> WHAT IS ASKED: Nothing in the data should change when you return it, but leave the pictures out.

> COLLECTED DATA:
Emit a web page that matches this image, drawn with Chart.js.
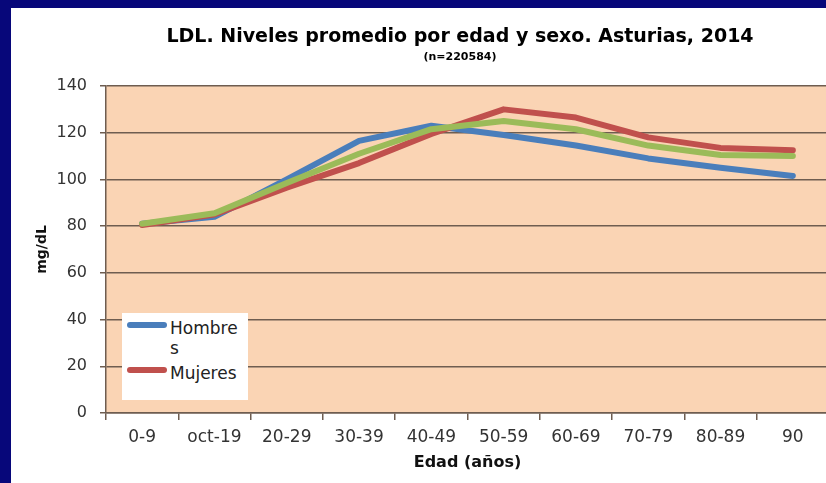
<!DOCTYPE html>
<html>
<head>
<meta charset="utf-8">
<script src="https://cdn.jsdelivr.net/npm/chart.js@4.4.0/dist/chart.umd.min.js"></script>
<style>
    body { margin: 0; width: 826px; height: 483px; background: #07077a; overflow: hidden; font-family: 'DejaVu Sans', sans-serif; }
    #panel { position: absolute; left: 11px; top: 8px; width: 815px; height: 475px; background: #fff; overflow: hidden; }
    #ldl-chart { position: absolute; left: 0; top: 0; }
    #legend { position: absolute; left: 111px; top: 305px; width: 126px; height: 87px; background: #fff; padding-top: 5px; box-sizing: border-box; }
    .legend-item { position: relative; padding-left: 48px; font-size: 17px; line-height: 20px; color: #222; margin-bottom: 5px; }
    .legend-item .swatch { position: absolute; left: 5px; top: 4px; width: 40px; height: 6px; border-radius: 3px; }
    .legend-item .txt { display: block; width: 72px; word-break: break-all; }
</style>
</head>
<body>
<div id="panel">
    <canvas id="ldl-chart" width="898" height="475"></canvas>
    <div id="legend"></div>
</div>
<script>
// 데이터
const edades = ['0-9', 'oct-19', '20-29', '30-39', '40-49', '50-59', '60-69', '70-79', '80-89', '90'];
const hombres = [81, 84, 100, 116.5, 123, 119, 114.5, 109, 105, 101.5];
const mujeres = [80.5, 85, 96.5, 107, 119.5, 130, 126.5, 118, 113.5, 112.5];
const total = [81, 85.5, 98.5, 111, 121.5, 125, 121.5, 114.5, 110.5, 110];

const serieNombres = ['Hombres', 'Mujeres', 'Total'];
const serieColores = ['#4a7ebb', '#c0504d', '#9bbb59'];
const serieEnLeyenda = [true, true, false];

const yMin = 0, yMax = 140, yPaso = 20;


window.addEventListener("load", function () {
    Chart.defaults.font.family = "'DejaVu Sans', sans-serif";

    const valores = [hombres, mujeres, total];
    let datasets = [];
    for (let i = 0; i < valores.length; i++) {
        datasets.push({
            label: serieNombres[i],
            data: valores[i],
            borderColor: serieColores[i],
            backgroundColor: serieColores[i],
            borderWidth: 6,
            pointRadius: 0,
            tension: 0,
            borderCapStyle: 'round',
            borderJoinStyle: 'round',
            order: valores.length - 1 - i   // la última serie queda encima
        });
    }

    // fondo color melocotón del área de trazado
    const fondoPlugin = {
        id: 'fondo',
        beforeDraw: function (chart) {
            const a = chart.chartArea;
            const ctx = chart.ctx;
            ctx.save();
            ctx.fillStyle = '#fad4b4';
            ctx.fillRect(a.left, a.top, a.right - a.left, a.bottom - a.top);
            ctx.restore();
        }
    };

    new Chart(document.getElementById("ldl-chart"), {
        type: 'line',
        data: { labels: edades, datasets: datasets },
        options: {
            responsive: false,
            animation: false,
            devicePixelRatio: 1,
            plugins: {
                legend: { display: false },
                tooltip: { enabled: false },
                title: {
                    display: true,
                    text: 'LDL. Niveles promedio por edad y sexo. Asturias, 2014',
                    color: '#000',
                    font: { size: 19, weight: 'bold' },
                    padding: { top: 18, bottom: 1.6 }
                },
                subtitle: {
                    display: true,
                    text: '(n=220584)',
                    color: '#000',
                    font: { size: 11, weight: 'bold' },
                    padding: { top: 0, bottom: 22.4 }
                }
            },
            scales: {
                x: {
                    offset: true,
                    grid: { offset: true, drawOnChartArea: false, tickLength: 7, color: '#6e5d50', lineWidth: 1.5 },
                    border: { color: '#6e5d50', width: 1.5 },
                    ticks: { color: '#333', font: { size: 17 }, padding: 7, maxRotation: 0, autoSkip: false },
                    title: {
                        display: true, text: 'Edad (años)', color: '#111',
                        font: { size: 16, weight: 'bold' }, padding: { top: 0, bottom: 10.4 }
                    },
                    afterFit: function (s) { s.height = 70; }
                },
                y: {
                    min: yMin, max: yMax,
                    ticks: { stepSize: yPaso, color: '#333', font: { size: 16 }, padding: 13 },
                    grid: { color: '#6e5d50', lineWidth: 1.5, tickLength: 6 },
                    border: { color: '#6e5d50', width: 1.5 },
                    title: {
                        display: true, text: 'mg/dL', color: '#111',
                        font: { size: 14, weight: 'bold' }, padding: { top: 23, bottom: 0 }
                    },
                    afterFit: function (s) { s.width = 95; }
                },
                // eje vacío a la derecha: el gráfico original sigue más allá del borde
                y2: {
                    position: 'right',
                    grid: { display: false },
                    border: { display: false },
                    ticks: { display: false },
                    afterFit: function (s) { s.width = 80; }
                }
            }
        },
        plugins: [fondoPlugin]
    });

    // leyenda (sólo Hombres y Mujeres, como en el original)
    let html = "";
    for (let i = 0; i < serieNombres.length; i++) {
        if (!serieEnLeyenda[i]) continue;
        html += '<div class="legend-item">';
        html += '<span class="swatch" style="background:' + serieColores[i] + '"></span>';
        html += '<span class="txt">' + serieNombres[i] + '</span>';
        html += '</div>';
    }
    document.querySelector("#legend").innerHTML = html;
});
</script>
</body>
</html>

> RESPONSE TO THIS EXERCISE:
Emit a web page that matches this image, drawn with Chart.js.
<!DOCTYPE html>
<html>
<head>
<meta charset="utf-8">
<script src="https://cdn.jsdelivr.net/npm/chart.js@4.4.0/dist/chart.umd.min.js"></script>
<style>
    body { margin: 0; width: 826px; height: 483px; background: #07077a; overflow: hidden; font-family: 'DejaVu Sans', sans-serif; }
    #panel { position: absolute; left: 11px; top: 8px; width: 815px; height: 475px; background: #fff; overflow: hidden; }
    #ldl-chart { position: absolute; left: 0; top: 0; }
    #legend { position: absolute; left: 111px; top: 305px; width: 126px; height: 87px; background: #fff; padding-top: 5px; box-sizing: border-box; }
    .legend-item { position: relative; padding-left: 48px; font-size: 17px; line-height: 20px; color: #222; margin-bottom: 5px; }
    .legend-item .swatch { position: absolute; left: 5px; top: 4px; width: 40px; height: 6px; border-radius: 3px; }
    .legend-item .txt { display: block; width: 72px; word-break: break-all; }
</style>
</head>
<body>
<div id="panel">
    <canvas id="ldl-chart" width="898" height="475"></canvas>
    <div id="legend"></div>
</div>
<script>
// 데이터
const edades = ['0-9', 'oct-19', '20-29', '30-39', '40-49', '50-59', '60-69', '70-79', '80-89', '90'];
const hombres = [81, 84, 100, 116.5, 123, 119, 114.5, 109, 105, 101.5];
const mujeres = [80.5, 85, 96.5, 107, 119.5, 130, 126.5, 118, 113.5, 112.5];
const total = [81, 85.5, 98.5, 111, 121.5, 125, 121.5, 114.5, 110.5, 110];

const serieNombres = ['Hombres', 'Mujeres', 'Total'];
const serieColores = ['#4a7ebb', '#c0504d', '#9bbb59'];
const serieEnLeyenda = [true, true, false];

const yMin = 0, yMax = 140, yPaso = 20;


window.addEventListener("load", function () {
    Chart.defaults.font.family = "'DejaVu Sans', sans-serif";

    const valores = [hombres, mujeres, total];
    let datasets = [];
    for (let i = 0; i < valores.length; i++) {
        datasets.push({
            label: serieNombres[i],
            data: valores[i],
            borderColor: serieColores[i],
            backgroundColor: serieColores[i],
            borderWidth: 6,
            pointRadius: 0,
            tension: 0,
            borderCapStyle: 'round',
            borderJoinStyle: 'round',
            order: valores.length - 1 - i   // la última serie queda encima
        });
    }

    // fondo color melocotón del área de trazado
    const fondoPlugin = {
        id: 'fondo',
        beforeDraw: function (chart) {
            const a = chart.chartArea;
            const ctx = chart.ctx;
            ctx.save();
            ctx.fillStyle = '#fad4b4';
            ctx.fillRect(a.left, a.top, a.right - a.left, a.bottom - a.top);
            ctx.restore();
        }
    };

    new Chart(document.getElementById("ldl-chart"), {
        type: 'line',
        data: { labels: edades, datasets: datasets },
        options: {
            responsive: false,
            animation: false,
            devicePixelRatio: 1,
            plugins: {
                legend: { display: false },
                tooltip: { enabled: false },
                title: {
                    display: true,
                    text: 'LDL. Niveles promedio por edad y sexo. Asturias, 2014',
                    color: '#000',
                    font: { size: 19, weight: 'bold' },
                    padding: { top: 18, bottom: 1.6 }
                },
                subtitle: {
                    display: true,
                    text: '(n=220584)',
                    color: '#000',
                    font: { size: 11, weight: 'bold' },
                    padding: { top: 0, bottom: 22.4 }
                }
            },
            scales: {
                x: {
                    offset: true,
                    grid: { offset: true, drawOnChartArea: false, tickLength: 7, color: '#6e5d50', lineWidth: 1.5 },
                    border: { color: '#6e5d50', width: 1.5 },
                    ticks: { color: '#333', font: { size: 17 }, padding: 7, maxRotation: 0, autoSkip: false },
                    title: {
                        display: true, text: 'Edad (años)', color: '#111',
                        font: { size: 16, weight: 'bold' }, padding: { top: 0, bottom: 10.4 }
                    },
                    afterFit: function (s) { s.height = 70; }
                },
                y: {
                    min: yMin, max: yMax,
                    ticks: { stepSize: yPaso, color: '#333', font: { size: 16 }, padding: 13 },
                    grid: { color: '#6e5d50', lineWidth: 1.5, tickLength: 6 },
                    border: { color: '#6e5d50', width: 1.5 },
                    title: {
                        display: true, text: 'mg/dL', color: '#111',
                        font: { size: 14, weight: 'bold' }, padding: { top: 23, bottom: 0 }
                    },
                    afterFit: function (s) { s.width = 95; }
                },
                // eje vacío a la derecha: el gráfico original sigue más allá del borde
                y2: {
                    position: 'right',
                    grid: { display: false },
                    border: { display: false },
                    ticks: { display: false },
                    afterFit: function (s) { s.width = 80; }
                }
            }
        },
        plugins: [fondoPlugin]
    });

    // leyenda (sólo Hombres y Mujeres, como en el original)
    let html = "";
    for (let i = 0; i < serieNombres.length; i++) {
        if (!serieEnLeyenda[i]) continue;
        html += '<div class="legend-item">';
        html += '<span class="swatch" style="background:' + serieColores[i] + '"></span>';
        html += '<span class="txt">' + serieNombres[i] + '</span>';
        html += '</div>';
    }
    document.querySelector("#legend").innerHTML = html;
});
</script>
</body>
</html>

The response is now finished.